In a plant with thousands of terminal connections, you can save significant amounts of energy when you make sure your connections are good.
Most energy savings efforts focus on big items such as lighting and motors. Although that focus may produce spectacular results, you also must keep in mind that little things add up, too. The phrase “death by 1,000 cuts” is a good one to keep in mind when looking for energy savings.
How many screw terminal terminations do you have in your plant? Each of those contains multiple points of potential energy waste:
- Spade lug improperly crimped.
- Metal interfaces not clean.
- Termination incorrectly torqued.
If you have all of these problems to a minor degree on only one termination, it might not be worth making the effort to even find that rogue terminal. But these problems are very common. If you have one or more of them on 1,000 terminals throughout the facility, the problem is now several orders of magnitude larger. You’ve got a real problem; it’s just dispersed across many points.

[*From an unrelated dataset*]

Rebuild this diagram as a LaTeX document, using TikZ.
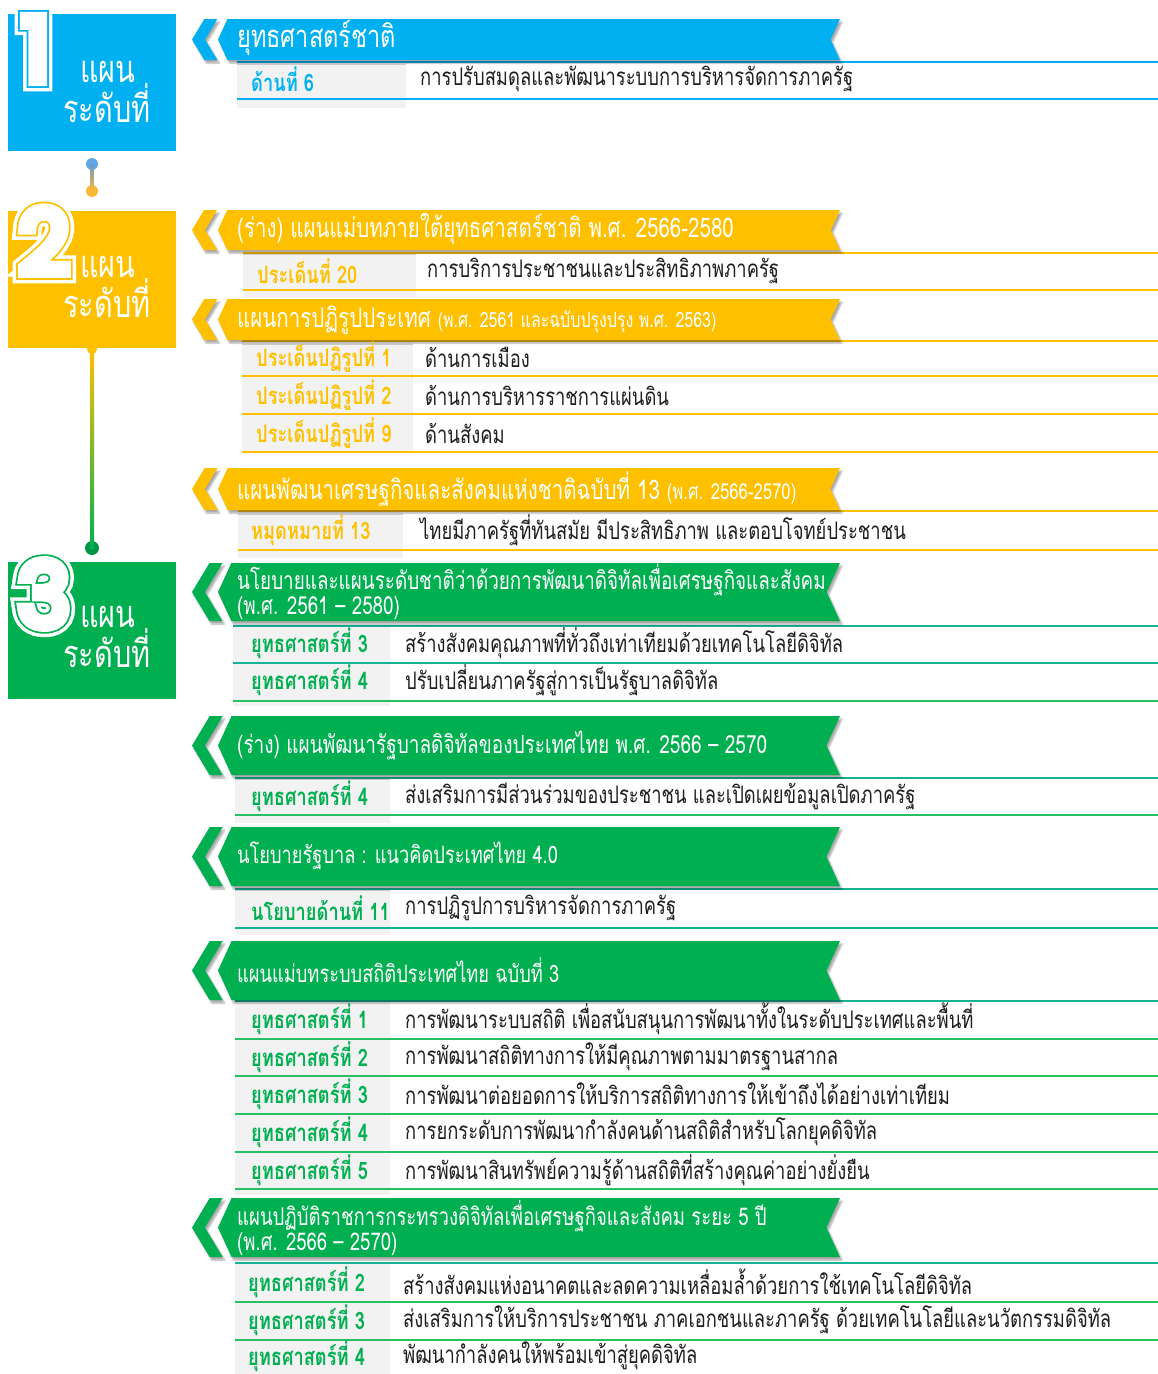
\documentclass[tikz,border=0pt]{standalone}
\usepackage{fontspec}
\usetikzlibrary{calc, positioning, shadows.blur}
\newfontfamily\thai[Script=Thai, FakeStretch=0.76]{Loma}
\newfontfamily\numhalo{Poppins}[FakeBold=24]
\newfontfamily\numrim{Poppins}[FakeBold=16]
\newfontfamily\numfill{Poppins}[FakeBold=12]

\definecolor{lvlblue}{RGB}{0,176,240}
\definecolor{lvlyellow}{RGB}{255,192,0}
\definecolor{lvlgreen}{RGB}{0,176,80}
\definecolor{lineteal}{RGB}{22,178,150}
\definecolor{linegreen}{RGB}{40,190,100}
\definecolor{cellgray}{RGB}{242,242,242}
\definecolor{bodytext}{RGB}{30,30,30}
\definecolor{dotblue}{RGB}{93,169,233}
\definecolor{dotorange}{RGB}{251,185,52}

\tikzstyle{levelbox} = [rectangle, anchor=north west, minimum width=168pt, minimum height=137pt, inner sep=0pt]
\tikzstyle{leveltext} = [font=\thai\fontsize{38}{40}\selectfont, text=white, align=center, inner sep=0pt]
\tikzstyle{bignum} = [inner sep=0pt]
\tikzstyle{bannertext} = [anchor=west, font=\thai\fontsize{27}{29}\selectfont, text=white, inner sep=0pt, align=left]
\tikzstyle{tagcell} = [rectangle, anchor=north west, fill=cellgray, inner sep=0pt]
\tikzstyle{rowtag} = [anchor=west, font=\thai\bfseries\fontsize{24}{26}\selectfont, inner sep=0pt]
\tikzstyle{rowtext} = [anchor=west, font=\thai\fontsize{24.2}{26}\selectfont, text=bodytext, inner sep=0pt]
\tikzstyle{rowline} = [line width=2.4pt]
\tikzstyle{dot} = [circle, inner sep=0pt, minimum size=13pt]
\tikzstyle{ribshadow} = [blur shadow={shadow xshift=2pt, shadow yshift=-3pt, shadow opacity=35, shadow blur steps=6}]

% white numeral with coloured rim, cut out of the box
\newcommand{\levelnum}[2]{\fontsize{88}{88}\selectfont
  \rlap{\numhalo\textcolor{white}{#2}}\rlap{\numrim\textcolor{#1}{#2}}{\numfill\textcolor{white}{#2}}}

% ribbon with chevron: #1 top, #2 bottom, #3 colour
\newcommand{\ribbon}[3]{%
  \pgfmathsetmacro{\rmid}{(#1+#2)/2}%
  \pgfmathsetmacro{\rd}{0.3*(#2-#1)}%
  \pgfmathsetmacro{\rn}{0.23*(#2-#1)}%
  \fill[#3, ribshadow] (192,\rmid) -- ({192+\rd},#1) -- ({205+\rd},#1) -- (205,\rmid) -- ({205+\rd},#2) -- ({192+\rd},#2) -- cycle;
  \fill[#3, ribshadow] (218,\rmid) -- ({218+\rn},#1) -- (840,#1) -- ({840-\rn},\rmid) -- (840,#2) -- ({218+\rn},#2) -- cycle;
}

\begin{document}
\begin{tikzpicture}[x=1pt, y=-1pt]

    \useasboundingbox (0,0) rectangle (1158,1374);

    % Level boxes
    \node (lvl1) [levelbox, fill=lvlblue] at (8,14) {};
    \node (lvl2) [levelbox, fill=lvlyellow] at (8,211) {};
    \node (lvl3) [levelbox, fill=lvlgreen] at (8,562) {};

    \node (num1) [bignum] at (36,49) {\levelnum{lvlblue}{1}};
    \node (num2) [bignum] at (44,241) {\levelnum{lvlyellow}{2}};
    \node (num3) [bignum] at (44,594) {\levelnum{lvlgreen}{3}};

    \node (lvl1txt) [leveltext] at (107,92) {\hspace*{2pt}แผน\\ระดับที่};
    \node (lvl2txt) [leveltext] at (107,287) {\hspace*{2pt}แผน\\ระดับที่};
    \node (lvl3txt) [leveltext] at (107,637) {\hspace*{2pt}แผน\\ระดับที่};

    % Timeline between the boxes
    \node (d1) [dot, fill=dotblue, minimum size=12pt] at (92,164) {};
    \node (d2) [dot, fill=dotorange, minimum size=12pt] at (92,191) {};
    \shade[top color=dotblue!70!gray, bottom color=dotorange] ($(d1.center)+(-1.5,0)$) rectangle ($(d2.center)+(1.5,0)$);
    \node (d3) [dot, fill=lvlyellow, minimum size=10pt] at (92,349) {};
    \node (d4) [dot, fill=lvlgreen!85!black, minimum size=14pt] at (92,548) {};
    \shade[top color=lvlyellow, bottom color=lvlgreen] ($(d3.center)+(-2,0)$) rectangle ($(d4.center)+(2,0)$);

    % Tag cells
    \node (c1) [tagcell, minimum width=169pt, minimum height=46pt] at (237,62) {};
    \node (c2a) [tagcell, minimum width=173pt, minimum height=44pt] at (243,253) {};
    \node (c2b) [tagcell, minimum width=171pt, minimum height=110pt] at (242,341) {};
    \node (c2c) [tagcell, minimum width=165pt, minimum height=47pt] at (238,511) {};
    \node (c3a) [tagcell, minimum width=157pt, minimum height=80pt] at (233,626) {};
    \node (c3b) [tagcell, minimum width=155pt, minimum height=45pt] at (235,778) {};
    \node (c3c) [tagcell, minimum width=155pt, minimum height=46pt] at (235,889) {};
    \node (c3d) [tagcell, minimum width=155pt, minimum height=194pt] at (235,1001) {};
    \node (c3e) [tagcell, minimum width=155pt, minimum height=111pt] at (235,1263) {};

    % Rules
    \draw[rowline, lvlblue] (237,62) -- (1158,62);
    \draw[rowline, lvlblue] (237,99) -- (1158,99);
    \draw[rowline, lvlyellow] (243,253) -- (1158,253);
    \draw[rowline, lvlyellow] (243,290) -- (1158,290);
    \draw[rowline, lvlyellow] (242,341) -- (1158,341);
    \draw[rowline, lvlyellow] (242,376) -- (1158,376);
    \draw[rowline, lvlyellow] (242,414) -- (1158,414);
    \draw[rowline, lvlyellow] (242,452) -- (1158,452);
    \draw[rowline, lvlyellow] (238,511) -- (1158,511);
    \draw[rowline, lvlyellow] (238,550) -- (1158,550);
    \draw[rowline, lineteal] (233,626) -- (1158,626);
    \draw[rowline, lineteal] (233,663) -- (1158,663);
    \draw[rowline, linegreen] (233,701) -- (1158,701);
    \draw[rowline, lineteal] (235,778) -- (1158,778);
    \draw[rowline, linegreen] (235,815) -- (1158,815);
    \draw[rowline, lineteal] (235,889) -- (1158,889);
    \draw[rowline, lineteal] (235,928) -- (1158,928);
    \draw[rowline, lineteal] (235,1001) -- (1158,1001);
    \draw[rowline, linegreen] (235,1039) -- (1158,1039);
    \draw[rowline, linegreen] (235,1076) -- (1158,1076);
    \draw[rowline, linegreen] (235,1114) -- (1158,1114);
    \draw[rowline, linegreen] (235,1152) -- (1158,1152);
    \draw[rowline, linegreen] (235,1189) -- (1158,1189);
    \draw[rowline, lineteal] (235,1263) -- (1158,1263);
    \draw[rowline, linegreen] (235,1302) -- (1158,1302);
    \draw[rowline, linegreen] (235,1340) -- (1158,1340);

    % Ribbons
    \ribbon{19}{60}{lvlblue}
    \ribbon{210}{250}{lvlyellow}
    \ribbon{299}{340}{lvlyellow}
    \ribbon{468}{510}{lvlyellow}
    \ribbon{563}{621}{lvlgreen}
    \ribbon{716}{775}{lvlgreen}
    \ribbon{827}{886}{lvlgreen}
    \ribbon{941}{1000}{lvlgreen}
    \ribbon{1198}{1257}{lvlgreen}

    \node (b1) [bannertext, font=\thai\fontsize{31}{33}\selectfont] at (237,38) {ยุทธศาสตร์ชาติ};
    \node (b2a) [bannertext] at (237,229) {(ร่าง) แผนแม่บทภายใต้ยุทธศาสตร์ชาติ พ.ศ. 2566-2580};
    \node (b2b) [bannertext] at (237,320) {แผนการปฏิรูปประเทศ {\fontsize{21}{23}\selectfont (พ.ศ. 2561 และฉบับปรุงปรุง พ.ศ. 2563)}};
    \node (b2c) [bannertext] at (237,489) {แผนพัฒนาเศรษฐกิจและสังคมแห่งชาติฉบับที่ 13 {\fontsize{22}{23}\selectfont (พ.ศ. 2566-2570)}};
    \node (b3a) [bannertext, font=\thai\fontsize{24.8}{25}\selectfont] at (237,592) {นโยบายและแผนระดับชาติว่าด้วยการพัฒนาดิจิทัลเพื่อเศรษฐกิจและสังคม\\(พ.ศ. 2561 – 2580)};
    \node (b3b) [bannertext, font=\thai\fontsize{25}{25}\selectfont] at (237,746) {(ร่าง) แผนพัฒนารัฐบาลดิจิทัลของประเทศไทย พ.ศ. 2566 – 2570};
    \node (b3c) [bannertext, font=\thai\fontsize{24}{25}\selectfont] at (237,856) {นโยบายรัฐบาล : แนวคิดประเทศไทย 4.0};
    \node (b3d) [bannertext, font=\thai\fontsize{24}{25}\selectfont] at (237,970) {แผนแม่บทระบบสถิติประเทศไทย ฉบับที่ 3};
    \node (b3e) [bannertext, font=\thai\fontsize{24.4}{25}\selectfont] at (237,1228) {แผนปฏิบัติราชการกระทรวงดิจิทัลเพื่อเศรษฐกิจและสังคม ระยะ 5 ปี\\(พ.ศ. 2566 – 2570)};

    % Level 1 rows
    \node (g11) [rowtag, text=lvlblue] at (251,79) {ด้านที่ 6};
    \node (t11) [rowtext] at (420,79) {การปรับสมดุลและพัฒนาระบบการบริหารจัดการภาครัฐ};

    % Level 2 rows
    \node (g21) [rowtag, text=lvlyellow] at (257,271) {ประเด็นที่ 20};
    \node (t21) [rowtext] at (427,271) {การบริการประชาชนและประสิทธิภาพภาครัฐ};
    \node (g22) [rowtag, text=lvlyellow] at (256,357) {ประเด็นปฏิรูปที่ 1};
    \node (t22) [rowtext] at (425,357) {ด้านการเมือง};
    \node (g23) [rowtag, text=lvlyellow] at (256,395) {ประเด็นปฏิรูปที่ 2};
    \node (t23) [rowtext] at (425,395) {ด้านการบริหารราชการแผ่นดิน};
    \node (g24) [rowtag, text=lvlyellow] at (256,433) {ประเด็นปฏิรูปที่ 9};
    \node (t24) [rowtext] at (425,433) {ด้านสังคม};
    \node (g25) [rowtag, text=lvlyellow] at (251,530) {หมุดหมายที่ 13};
    \node (t25) [rowtext] at (420,530) {ไทยมีภาครัฐที่ทันสมัย มีประสิทธิภาพ และตอบโจทย์ประชาชน};

    % Level 3 rows
    \node (g31) [rowtag, text=lvlgreen] at (251,643) {ยุทธศาสตร์ที่ 3};
    \node (t31) [rowtext] at (405,643) {สร้างสังคมคุณภาพที่ทั่วถึงเท่าเทียมด้วยเทคโนโลยีดิจิทัล};
    \node (g32) [rowtag, text=lvlgreen] at (251,680) {ยุทธศาสตร์ที่ 4};
    \node (t32) [rowtext] at (405,680) {ปรับเปลี่ยนภาครัฐสู่การเป็นรัฐบาลดิจิทัล};
    \node (g33) [rowtag, text=lvlgreen] at (251,796) {ยุทธศาสตร์ที่ 4};
    \node (t33) [rowtext] at (405,796) {ส่งเสริมการมีส่วนร่วมของประชาชน และเปิดเผยข้อมูลเปิดภาครัฐ};
    \node (g34) [rowtag, text=lvlgreen] at (251,908) {นโยบายด้านที่ 11};
    \node (t34) [rowtext] at (405,908) {การปฏิรูปการบริหารจัดการภาครัฐ};
    \node (g35) [rowtag, text=lvlgreen] at (251,1019) {ยุทธศาสตร์ที่ 1};
    \node (t35) [rowtext] at (405,1019) {การพัฒนาระบบสถิติ เพื่อสนับสนุนการพัฒนาทั้งในระดับประเทศและพื้นที่};
    \node (g36) [rowtag, text=lvlgreen] at (251,1057) {ยุทธศาสตร์ที่ 2};
    \node (t36) [rowtext] at (405,1057) {การพัฒนาสถิติทางการให้มีคุณภาพตามมาตรฐานสากล};
    \node (g37) [rowtag, text=lvlgreen] at (251,1094) {ยุทธศาสตร์ที่ 3};
    \node (t37) [rowtext] at (405,1094) {การพัฒนาต่อยอดการให้บริการสถิติทางการให้เข้าถึงได้อย่างเท่าเทียม};
    \node (g38) [rowtag, text=lvlgreen] at (251,1132) {ยุทธศาสตร์ที่ 4};
    \node (t38) [rowtext] at (405,1132) {การยกระดับการพัฒนากำลังคนด้านสถิติสำหรับโลกยุคดิจิทัล};
    \node (g39) [rowtag, text=lvlgreen] at (251,1170) {ยุทธศาสตร์ที่ 5};
    \node (t39) [rowtext] at (405,1170) {การพัฒนาสินทรัพย์ความรู้ด้านสถิติที่สร้างคุณค่าอย่างยั่งยืน};
    \node (g310) [rowtag, text=lvlgreen] at (248,1282) {ยุทธศาสตร์ที่ 2};
    \node (t310) [rowtext] at (403,1282) {สร้างสังคมแห่งอนาคตและลดความเหลื่อมล้ำด้วยการใช้เทคโนโลยีดิจิทัล};
    \node (g311) [rowtag, text=lvlgreen] at (248,1320) {ยุทธศาสตร์ที่ 3};
    \node (t311) [rowtext] at (403,1320) {ส่งเสริมการให้บริการประชาชน ภาคเอกชนและภาครัฐ ด้วยเทคโนโลยีและนวัตกรรมดิจิทัล};
    \node (g312) [rowtag, text=lvlgreen] at (248,1356) {ยุทธศาสตร์ที่ 4};
    \node (t312) [rowtext] at (403,1356) {พัฒนากำลังคนให้พร้อมเข้าสู่ยุคดิจิทัล};

\end{tikzpicture}
\end{document}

Having a qualified thermographer conduct a thermographic survey, analyze the results, and prepare a report is the most efficient way to get started on solving this problem. The typical solution, however, does not solve the symptoms or the causes of these tiny energy vampires. The typical solution is to just tighten all of the connections.
Some that were loose will probably pass the subsequent thermographic analysis. But why were they loose? What steps did you take to ensure that they now are clean and properly assembled so they don’t come loose again?
Some that were not loose but still showed up as suspect will show up as suspect again. Tightening them, in fact, is likely to exceed their torque limit so that in addition to having a dirty interface or bad crimp on the lug, they will have a loose terminal connection.
The thermographic analysis doesn’t show you which screws are loose. It shows you where a given connection produces more heat than similar connections.
You can use a low-ohm tester to examine each connection more closely and take “before” condition data before repairing suspect connections. This step is optional, but advisable because it will reveal patterns and also eliminate repairing connections that weren’t faulty to begin with.
To repair a connection, replace any locking hardware (e.g., split ring washer), clean the mating surfaces, and tighten to the recommended torque using a calibrated torque screwdriver or wrench. Then measure the connection with your low-ohm tester. This measurement, like the other one, is optional but advisable. It gives you “as left” condition data and a baseline measurement for the future.
A plant with thousands of terminal connections can save significant energy when you make sure that those are good connections, especially if those connections are in air-conditioned spaces. This effort also increases reliability, regardless of where the connections are situated.